Seguindo minha trajetória rumo à profissionalização, no primeiro semestre de 1968, cursei, entre outras, a disciplina de "Instituições de Direito" do curso de graduação em economia da UFRGS. Claro que os professores (um bando de cabotinos) rezavam pela constituição da república produzida pelo congresso nacional. Já naquele tempo, o congresso fora descaracterizado por montes de cassações e declarado editor de um projeto feito por juristas de respeito, respeito dos militares, esbirros da ditadura. E a constituição de 1967 era tão liberal, para gosto dos mandantes que em menos de dois anos foi substituída por outra, um tanto mais, digamos, circunspecta. E, naquele tempo, jornalistas-humoristas amados pelos brasileiros de minha geração criaram um jornalzinho chamado "O Pasquim" que, usando o nome tradicional da república "Estados Unidos do Brazil" (ou melhor, Brasil, que o nome já fora trocado durante a ditadura civil), passou a chamar a república de Brasil dos Estados Unidos. Os militares odiaram e na tal constituição de 1967 mudaram o nome para República Federativa do Brasil, nome que sobrevive, como sabemos, até hoje.

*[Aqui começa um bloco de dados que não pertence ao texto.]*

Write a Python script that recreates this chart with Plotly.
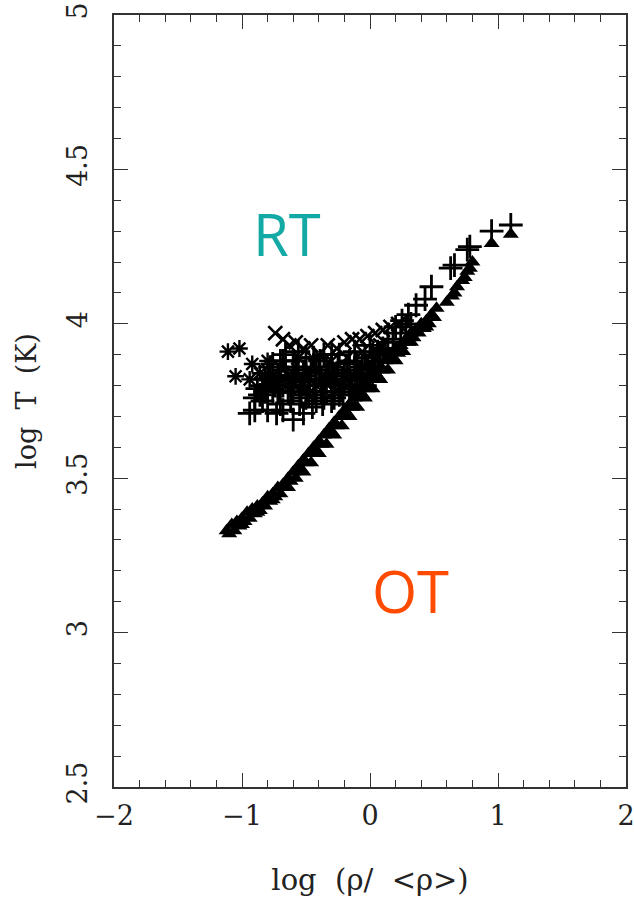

No segundo semestre daquele ano de 1968, dia 14 de dezembro (um sábado), estava eu sentado no murinho da Av. João Pessoa, 52, acompanhado de alguns colegas diletos. Eles aguardavam a abertura do Restaurante Universitário, do outro lado da rua, para o almoço. Foi então que alguém falou que os militares estavam baixando com data da véspera o Ato Institucional número cinco, talvez o mais truculento daquela fieira.

Mas a prova de que o mar já não estava mais para peixe vem mesmo da constituição de 1967, que removeu o artigo  145 da constituição de 1946:

CONSTITUIÇÃO DOS ESTADOS UNIDOS DO BRASIL 
(de 18 de setembro de 1946)
[...]
TÍTULO V
Da Ordem Econômica e Social
Art. 145. A ordem econômica deve ser organizada conforme os princípios da justiça social, conciliando a liberdade de iniciativa com a valorização do trabalho humano.
Parágrafo único. A todos é assegurado trabalho que possibilite existência digna. O trabalho é obrigação social. [o grifo é meu]
[...]

E nem vou falar no artigo seguinte, que dá papel de relevo ao governo como condutor da política econômica. Quero focar mesmo é nesse traço de assegurar à população trabalho que possibilite existência digna. Claro que nossos governos, nossos governantes, nunca pensaram nisto. Aquela constituição de 1967 contempla a palavra "emprego" dez vezes. Nenhuma tem o significado de garantir emprego a tod@s. Em compensação, a lei 10.835/2004 garante a todos uma renda básica da cidadania, um rendimento incondicional, que nem depende de emprego e que garanta existência digna. 2004? Segundo governo Lula. E garantiu? Não garantiu nada e até hoje ninguém fala deste projeto, nem com aquela "renda Brasil" que o governo Bolsonaro chegou a acenar.

E por quê meus dedos jamais vão cansar-se de digitar loas (loas, eu disse "loas", porca pipa?) ao igualitarismo? Por que é apenas na sociedade igualitária que o emprego é importante. Aliás, a causação roda pelo contrário: numa sociedade em que há emprego para todos, o igualitarismo é uma consequência natural. Dando empregos, a sociedade (o artigo 145/1946, na verdade) terá o governo como empregador de última instância. E, para oferecer empregos decentes, o governo deverá assumir um caráter social-democrático, produzindo ou provendo bens públicos (como a segurança e o saneamento) e bens de mérito (como a educação e a saúde). E, ao fazê-lo, por exemplo, na educação, estará criando empregos para professores, bibliotecários, dentistas, cozinheiros, motoristas, pedreiros, uma enorme cadeia de profissões que irão depender do gasto em educação. E mais em saneamento, pedreiros, engenheiros, cozinheiros, etc. Produzindo segurança pública, teremos investigadores, detetives e juízes decentes. Estes mandarão os filhos ao curso de clarinete. O professor de clarinete mandará o filho à Disneilândia. E assim por diante.

DdAB

P.S. A imagem é de um par de trabalhadores. Aliás, Rachel não é trabalhadora, pois não é humana. E o próprio "caçador de androides", dizem, também seria um androide. E será que eles teriam direito a um emprego que lhes possibilitasse existência digna?